The sexual tension is insanely palpable. It crackles like lightning. The characters are taut, quivering and alive. The story is full of surprises, barely believable yet confoundingly realistic. And yes, there is a happily ever after. It’s a romance after all. This novel doesn’t seem to follow the expected three-intimate-scenes outline that most mass market romances adhere to, so deftly was it written. That first kiss is drawn out until halfway into the book. And boy, what a relief that was. Rough, angry, and the way one would expect a punishing fever to feel.
When I was younger, I thought I’d want to work in the school system—it was the only way I knew I could take the summers off. Summer was (and remains) my favorite season. I’d loll around and read every book in the library. There was nowhere to be. The best fruit was ripening and I could walk barefoot everywhere. After much thought I realized that not working at all better suited me. Because I’m sentimental, I aimed to be a penniless writer living in a sparsely furnished garret in a forgotten part of nowhere. And I wanted to love relentlessly.
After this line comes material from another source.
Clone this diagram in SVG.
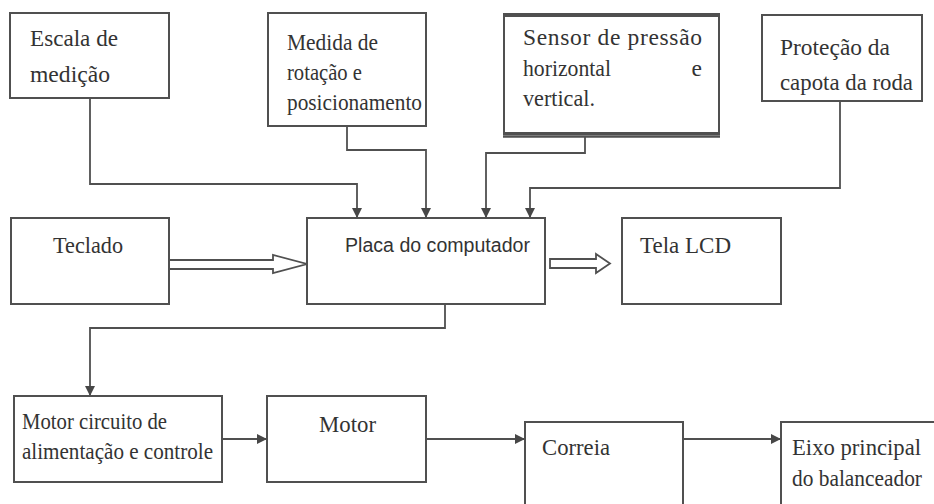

My lovers drifted in with the seasons, and summers were full of them. During the college years, familiar friends returned. Thereafter, trysts were slotted in between tours of duty, diplomatic assignments, residencies, teaching schedules, and other constraints. I opened letters with foreign postage. I wrote cryptic poems. I learned over time not to equate sex with love. But love them I did. My boxes of yellowed poems are testament to those headlong days.
It was for the longing that the book tore me. My eyes welled because my heart knew what it was to want—to scrape at the honey of love until, bitterly, only the jar remained. To want promises. To stubbornly make one’s way because that’s all there’s left to do.
After closing the book, I pawed through a project box I’d brought down from the attic earlier this year-–old writing that I wanted to revisit. The year was 2000. I had returned from San Francisco; I was still mourning my babe, and I was unmoored.
By some fault of fate, I was living in Mary’s house then while she was in Turkey delving into Sufism. My roommates were the kind of sensitive men who had children and futures to dream about. I was a confused girl-child barely making my car payments. I’ll always be fond of that house, where an ancient mulberry tree in the backyard caused me to risk my neck for its fruit. Where I took my coffee on the porch, shaded by its broad leaves. Where Mary had once served me tea and warm brownies with ice cream.
This post is for my paying readers. Most of what I write here is freely accessible, but some things will only be for those who dare. Below is one of those poems. I’d written it as a performance piece. I remember quite clearly reading this at the People’s Pint. (If you’ve supported my writing recently, you’ve been comped a year’s subscription as a thank you.)
The close of summer will always be my most bittersweet part of the year. Packing up camp gear. Putting the flowerbeds to rest. Knowing goodbyes are close but never wanting to utter those final words.